A chapter of the defendant’s book about the 2008-2009 US housing market collapse paints the plaintiff in a negative light. The plaintiff claims that 26 statements made in the chapter are defamatory.
None of the statements made about the plaintiff in the book are actionable because they do not meet the criteria laid out under New York libel law.
The defendant, author Michael Lewis, wrote a book entitled The Big Short: Inside the Doomsday Machine about the 2008-2009 US housing market collapse. The book looks at a group of people who shorted, or bet against, the subprime mortgage bond market at a time when most real estate investors thought real estate prices would continue to rise. One chapter of the book, entitled “Spider-Man at the Venetian,” contains statements that are defamatory to the plaintiff and his business. This chapter contains 24 pages, a third of which focuses on a dinner conversation that took place in January 2007 involving the plaintiff. This chapter paints the plaintiff in a negative light, and the plaintiff claims 26 allegedly defamatory statements were written in the chapter.
Did the trial court properly grant summary judgement for the defendant?
Yes. None of the claims made in the book chapter are actionable. The trial court judgement for the defendant is affirmed.
Justice Winter
Judge Winter believes that the portrayal of the plaintiff is particularly graphic and actionable because it purports to show his state of mind at the time of the 2007 conversation. Further, the book’s author admitted that he does not use a fact checker, and much of what the book says about the plaintiff is false. A jury or fact finder could easily determine that these statements are defamatory and actionable.
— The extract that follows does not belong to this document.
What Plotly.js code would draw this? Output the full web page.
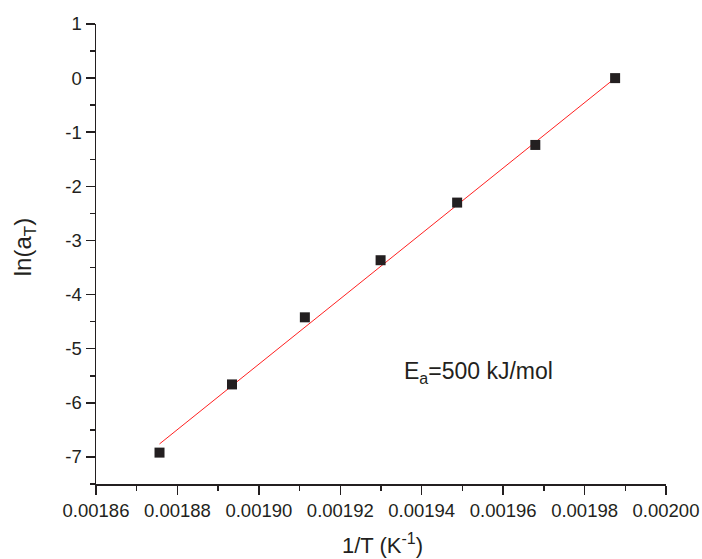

New York law requires five elements to recover in a libel case: (1) a written defamatory factual statement about the plaintiff; (2) publication to a third party; (3) fault; (4) falsity of the defamatory statement; and (5) special damages or per se actionability. By this test, not all (or even most) maligning remarks are considered defamatory. A defamatory statement must also expose an individual to public hatred or shame and is not actionable if it does not reach this necessary level of derogation. Many of the statements about the plaintiff in the book’s chapter do not rise to this level of derogation. Further, a number of the challenged statements could be considered opinions—thus not meeting the standard of fact required for a libel claim. Others are not specifically about the plaintiff. Because of this variety of reasons, none of the statements made in the book against the plaintiff are actionable under libel law.